L’âge moyen des créateurs d’entreprises innovantes est de 38 ans et le délai médian requis pour céder une entreprise financée par des fonds de capital-risque est de 9 ans pour un montant médian proche de 30 M€, à partager entre les fondateurs, les investisseurs et les salariés détenteurs de stock-options. Les cofondateurs qui touchent un petit pactole ont donc autour de 47 ans.

Certains entrepreneurs se lancent certes plus tôt et réalisent des gains considérables plus rapidement que ces délais médians mais ce sont des exceptions qui confirment la règle.

Ce cas de figure, très orienté startup, ne concerne qu’une minorité d’entités, à savoir des entreprises innovantes vouées à l’hypercroissance et aux valorisations stratosphériques lorsque tout se passe bien. Mais notre analyse s’applique tout autant à des entreprises traditionnelles, qui se développent moins rapidement mais, souvent aussi, plus sûrement que ces fameuses startups hautement risquées pour lesquelles la logique darwinienne joue à fond.

Que faire lorsqu’on peut en théorie s’arrêter de travailler ?

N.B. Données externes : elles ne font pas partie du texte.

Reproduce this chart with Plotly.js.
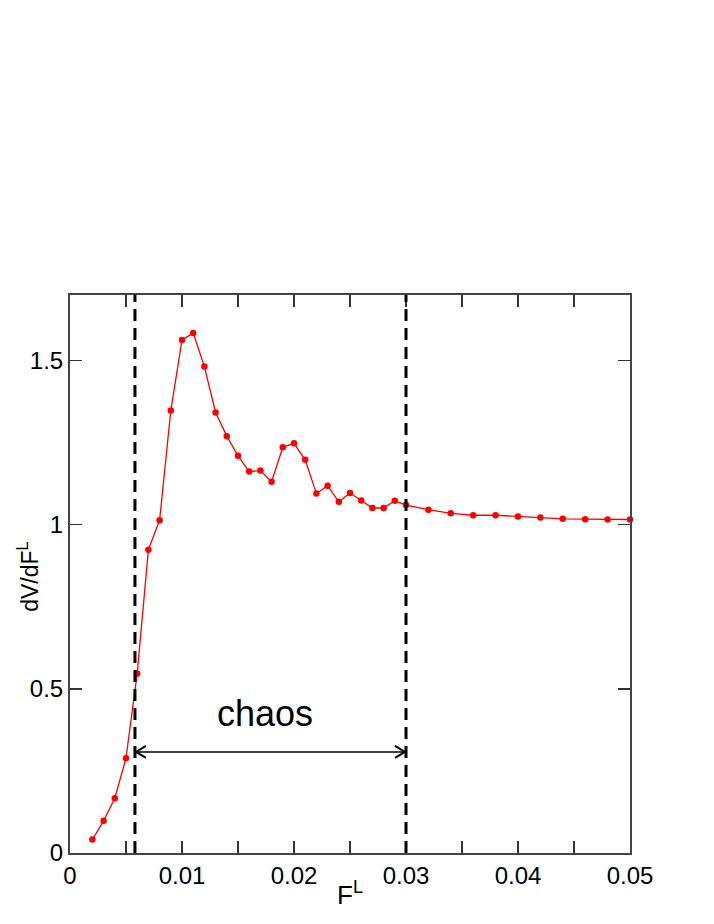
<!DOCTYPE html>
<html>
<head>
<meta charset="utf-8">
<script src="https://cdn.plot.ly/plotly-3.0.1.min.js"></script>
<style>html,body{margin:0;padding:0;background:#fff;}#chart{width:714px;height:924px;}</style>
</head>
<body>
<div id="chart"></div>
<script>
const forceL = [0.002,0.003,0.004,0.005,0.006,0.007,0.008,0.009,0.010,0.011,0.012,0.013,0.014,0.015,0.016,0.017,0.018,0.019,0.020,0.021,0.022,0.023,0.024,0.025,0.026,0.027,0.028,0.029,0.030,0.032,0.034,0.036,0.038,0.040,0.042,0.044,0.046,0.048,0.050];
const dVdF = [0.041,0.098,0.167,0.289,0.547,0.924,1.014,1.348,1.563,1.584,1.482,1.342,1.270,1.210,1.162,1.165,1.131,1.236,1.248,1.198,1.095,1.119,1.070,1.097,1.074,1.051,1.051,1.073,1.060,1.046,1.035,1.029,1.029,1.025,1.022,1.018,1.017,1.016,1.016];
const chaosBounds = [0.0058, 0.030];
const arrowLevel = 0.308;
const chaosLabel = {x: 0.0174, y: 0.426, text: 'chaos'};
const xTickVals = [0,0.01,0.02,0.03,0.04,0.05];
const xTickText = ['0','0.01','0.02','0.03','0.04','0.05'];
const yTickVals = [0,0.5,1,1.5];
const yTickText = ['0','0.5','1','1.5'];
const xTitle = 'F<sup>L</sup>';
const yTitle = 'dV/dF<sup>L</sup>';

const font = 'Liberation Sans, Arial, Helvetica, sans-serif';

const trace = {
  x: forceL, y: dVdF, type: 'scatter', mode: 'lines+markers',
  line: {color: '#ff0000', width: 1.3},
  marker: {color: '#ff0000', size: 6.5},
  cliponaxis: false, showlegend: false, hoverinfo: 'skip'
};

const shapes = [];
chaosBounds.forEach(b => shapes.push({
  type: 'line', xref: 'x', yref: 'paper', x0: b, x1: b, y0: 0, y1: 1,
  line: {color: '#000', width: 3, dash: '12px,7px'}, layer: 'above'
}));
shapes.push({type: 'line', xref: 'x', yref: 'y', x0: chaosBounds[0], x1: chaosBounds[1], y0: arrowLevel, y1: arrowLevel,
  line: {color: '#000', width: 1.5}});
shapes.push({type: 'path', xref: 'x', yref: 'y', xsizemode: 'pixel', ysizemode: 'pixel',
  xanchor: chaosBounds[0], yanchor: arrowLevel, path: 'M 11,6 L 1,0 L 11,-6',
  line: {color: '#000', width: 2}});
shapes.push({type: 'path', xref: 'x', yref: 'y', xsizemode: 'pixel', ysizemode: 'pixel',
  xanchor: chaosBounds[1], yanchor: arrowLevel, path: 'M -11,6 L -1,0 L -11,-6',
  line: {color: '#000', width: 2}});

const axisCommon = {
  showline: true, linecolor: '#444', linewidth: 2, mirror: 'ticks',
  ticks: 'inside', ticklen: 12, tickwidth: 1.3, tickcolor: '#333',
  showgrid: false, zeroline: false, fixedrange: true,
  tickfont: {family: font, size: 24, color: '#000'}
};

const layout = {
  width: 714, height: 924,
  margin: {l: 70, r: 84, t: 295, b: 71},
  paper_bgcolor: '#fff', plot_bgcolor: '#fff',
  font: {family: font, color: '#000'},
  xaxis: Object.assign({}, axisCommon, {
    range: [0, 0.05], tickmode: 'array', tickvals: xTickVals, ticktext: xTickText,
    minor: {dtick: 0.005, ticks: 'inside', ticklen: 12, tickwidth: 1.3, tickcolor: '#333', showgrid: false}
  }),
  yaxis: Object.assign({}, axisCommon, {
    range: [0, 1.7], tickmode: 'array', tickvals: yTickVals, ticktext: yTickText
  }),
  shapes: shapes,
  annotations: [{
    x: chaosLabel.x, y: chaosLabel.y, xref: 'x', yref: 'y', text: chaosLabel.text,
    showarrow: false, font: {family: font, size: 36, color: '#000'}
  }, {
    x: 0.5, y: -0.072, xref: 'paper', yref: 'paper', text: xTitle,
    showarrow: false, xanchor: 'center', yanchor: 'middle',
    font: {family: font, size: 26, color: '#000'}
  }, {
    x: -0.075, y: 0.495, xref: 'paper', yref: 'paper', text: yTitle, textangle: -90,
    showarrow: false, xanchor: 'center', yanchor: 'middle',
    font: {family: font, size: 23, color: '#000'}
  }]
};

Plotly.newPlot('chart', [trace], layout, {displayModeBar: false, staticPlot: true});
</script>
</body>
</html>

Ayant accompagné un bon millier d’entrepreneurs depuis plus de 30 ans, nous avons côtoyé maints succès financiers. Sans vouloir généraliser des situations toujours très spécifiques, cela nous permet de faire plusieurs constats.

Tout d’abord, l’innovation et l’entrepreneuriat sont des drogues à accoutumance et celles et ceux qui s’arrêtent de travailler fortune faite sont une minorité surtout lorsque l’âge théorique de la retraite est encore loin.

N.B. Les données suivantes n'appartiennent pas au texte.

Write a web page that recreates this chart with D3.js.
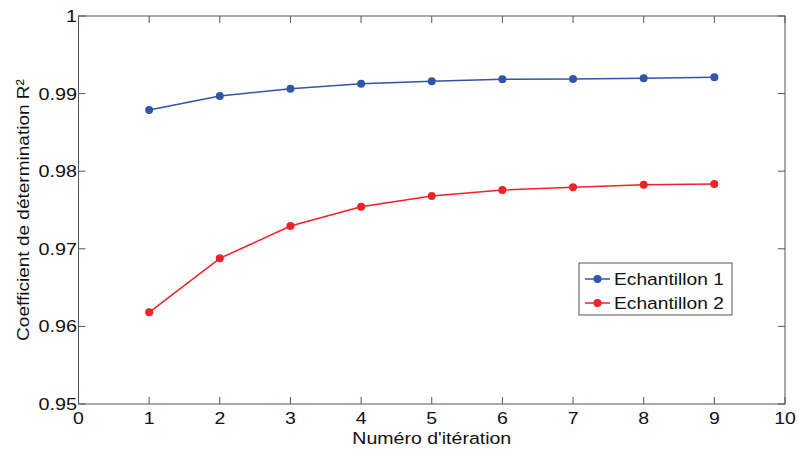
<!DOCTYPE html>
<html><head><meta charset="utf-8">
<script src="https://cdn.jsdelivr.net/npm/d3@7"></script>
<style>body{margin:0;background:#fff}svg{display:block;font-family:"Liberation Sans",Arial,sans-serif}</style>
</head><body><svg id="c" width="799" height="451"></svg>
<script>
const iterations = [1,2,3,4,5,6,7,8,9];
const echantillon1 = [0.98788,0.98969,0.99063,0.99127,0.99158,0.99184,0.99188,0.99197,0.99210];
const echantillon2 = [0.96181,0.96877,0.97293,0.97542,0.97680,0.97757,0.97792,0.97826,0.97835];
const seriesNames = ["Echantillon 1","Echantillon 2"];
const seriesColors = ["#3355a8","#ee2229"];
const xTicks = [0,1,2,3,4,5,6,7,8,9,10];
const yTicks = [0.95,0.96,0.97,0.98,0.99,1];
const yTickLabels = ["0.95","0.96","0.97","0.98","0.99","1"];

const svg = d3.select("#c");
const L=78.5, R=785, T=16, B=404;
const x = d3.scaleLinear().domain([0,10]).range([L,R]);
const y = d3.scaleLinear().domain([0.95,1]).range([B,T]);
const axisColor="#555";
const g = svg.append("g");

function label(parent, tx, ty, str, opts){
  opts = opts||{};
  const sx = opts.sx||1.13;
  return parent.append("text")
    .attr("transform",`translate(${tx},${ty})${opts.rot?` rotate(${opts.rot})`:""} scale(${sx},1)`)
    .attr("text-anchor",opts.anchor||"start")
    .attr("font-size",opts.size||17).attr("fill","#111").text(str);
}

// box
g.append("rect").attr("x",L).attr("y",T).attr("width",R-L).attr("height",B-T)
  .attr("fill","none").attr("stroke",axisColor).attr("stroke-width",1);

const tl=7;
xTicks.forEach(t=>{
  g.append("line").attr("x1",x(t)).attr("x2",x(t)).attr("y1",B).attr("y2",B-tl).attr("stroke",axisColor);
  g.append("line").attr("x1",x(t)).attr("x2",x(t)).attr("y1",T).attr("y2",T+tl).attr("stroke",axisColor);
  label(g, x(t), 424, t, {anchor:"middle", size:16.5, sx:1.18});
});
yTicks.forEach((t,i)=>{
  g.append("line").attr("x1",L).attr("x2",L+tl).attr("y1",y(t)).attr("y2",y(t)).attr("stroke",axisColor);
  g.append("line").attr("x1",R).attr("x2",R-tl).attr("y1",y(t)).attr("y2",y(t)).attr("stroke",axisColor);
  label(g, L-1.5, y(t)+6, yTickLabels[i], {anchor:"end", size:16.5, sx:1.2});
});

// axis titles
label(g, (L+R)/2, 444, "Numéro d'itération", {anchor:"middle", size:17, sx:1.15});
label(g, 28.5, 210, "Coefficient de détermination R²", {anchor:"middle", size:17, sx:1.12, rot:-90});

// series
const line = d3.line().x((d,i)=>x(iterations[i])).y(d=>y(d));
[echantillon1,echantillon2].forEach((s,k)=>{
  g.append("path").datum(s).attr("d",line).attr("fill","none")
   .attr("stroke",seriesColors[k]).attr("stroke-width",1.5);
  g.selectAll(null).data(s).enter().append("circle")
   .attr("cx",(d,i)=>x(iterations[i])).attr("cy",d=>y(d)).attr("r",4)
   .attr("fill",seriesColors[k]);
});

// legend
const lg = g.append("g");
lg.append("rect").attr("x",579).attr("y",263).attr("width",153).attr("height",52)
  .attr("fill","#fff").attr("stroke",axisColor);
seriesNames.forEach((n,k)=>{
  const cy = 279 + k*24;
  lg.append("line").attr("x1",585).attr("x2",610).attr("y1",cy).attr("y2",cy)
    .attr("stroke",seriesColors[k]).attr("stroke-width",1.5);
  lg.append("circle").attr("cx",597.5).attr("cy",cy).attr("r",4).attr("fill",seriesColors[k]);
  label(lg, 614, cy+5.5, n, {size:17, sx:1.13});
});
</script></body></html>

Ce constat corrobore les nombreuses enquêtes menées auprès des créateurs d’entreprises, qui indiquent à une écrasante majorité que l’argent n’est pas leur moteur principal et que le désir de liberté et d’épanouissement personnel prime.

La peur de l’ennui, ce moteur paradoxal

Les entrepreneurs ayant réalisé des gains suffisamment importants pour arrêter de travailler se retrouvent ainsi rapidement face à leur pire ennemi : l’ennui. Après quelques mois de repos, parfois ponctués par un périple autour du monde, l’appel des sirènes entrepreneuriales redevient plus audible pour nos Ulysse des temps modernes.

D’où la tentation de lancer de nouvelles initiatives, car la panoplie d’activités offertes aux rentiers ne convient pas toujours à celles et ceux qui s’épanouissent avant tout grâce à des défis entrepreneuriaux.

Rentier, Business Angel ou Serial Entrepreneur ?

La tentation de revenir au front se matérialise généralement par deux types d’activités : création d’une nouvelle entreprise ou investissement sans rôle opérationnel dans une ou plusieurs entreprises, afin d’aider d’autres entrepreneurs à se développer. Dans le second cas, la frustration de ne pas « être aux manettes » amène souvent à opter à nouveau pour l’entrepreneuriat. Retour par conséquent à la case départ… avec quelques années en plus mais toujours avec la même énergie et le souhait d’avoir un impact sur le monde.

Nous avons si souvent vu un tel schéma à l’œuvre que, lorsqu’une entreprise est sur une trajectoire qui va permettre à ses fondateurs d’être à l’abri du besoin pour une ou deux générations, nous posons invariablement la question suivante à ces heureux élus : « Que vas-tu faire après ? ». Très souvent, la réponse est évasive tant par difficulté à se projeter dans cette nouvelle vie que par souci de ne pas vendre la peau de l’ours avant de l’avoir occis, coté en Bourse ou cédé à une grande entreprise.

Ikigai et entrepreneuriat

Le concept d’ikigai s’applique à merveille à l’entrepreneuriat, lorsque l’activité « coche toutes les cases » et permet d’allier ce que l’on aime faire, ce que l’on sait faire, ce dont le monde a besoin et ce pourquoi on peut être payé. Cet « ikigai » correspond alors à votre raison d’être, synthèse parfaite d’une vocation, d’une profession, d’une passion et d’une mission singulière.

Ikigai_FR

Le quotidien des entrepreneurs passe souvent par des hauts et des bas plusieurs fois par jour. Pour autant, une personne qui s’épanouit dans la création et le développement d’activités innovantes sans sacrifier ses amis et sa vie de famille rêve rarement « d’autre chose ». Son activité, qui n’est nullement vécue comme un pensum, lui permet en effet d’avoir un impact, d’être maître de son destin, de rencontrer des personnalités inspirantes et, conformément au paradigme schumpétérien, d’exécuter de nouvelles combinaisons.

Il n’est donc pas étonnant que beaucoup d’entrepreneurs qui ont fait fortune persistent dans leur vocation entrepreneuriale, où le chemin est manifestement plus important que le but.

Entrepreneur un jour, entrepreneur toujours.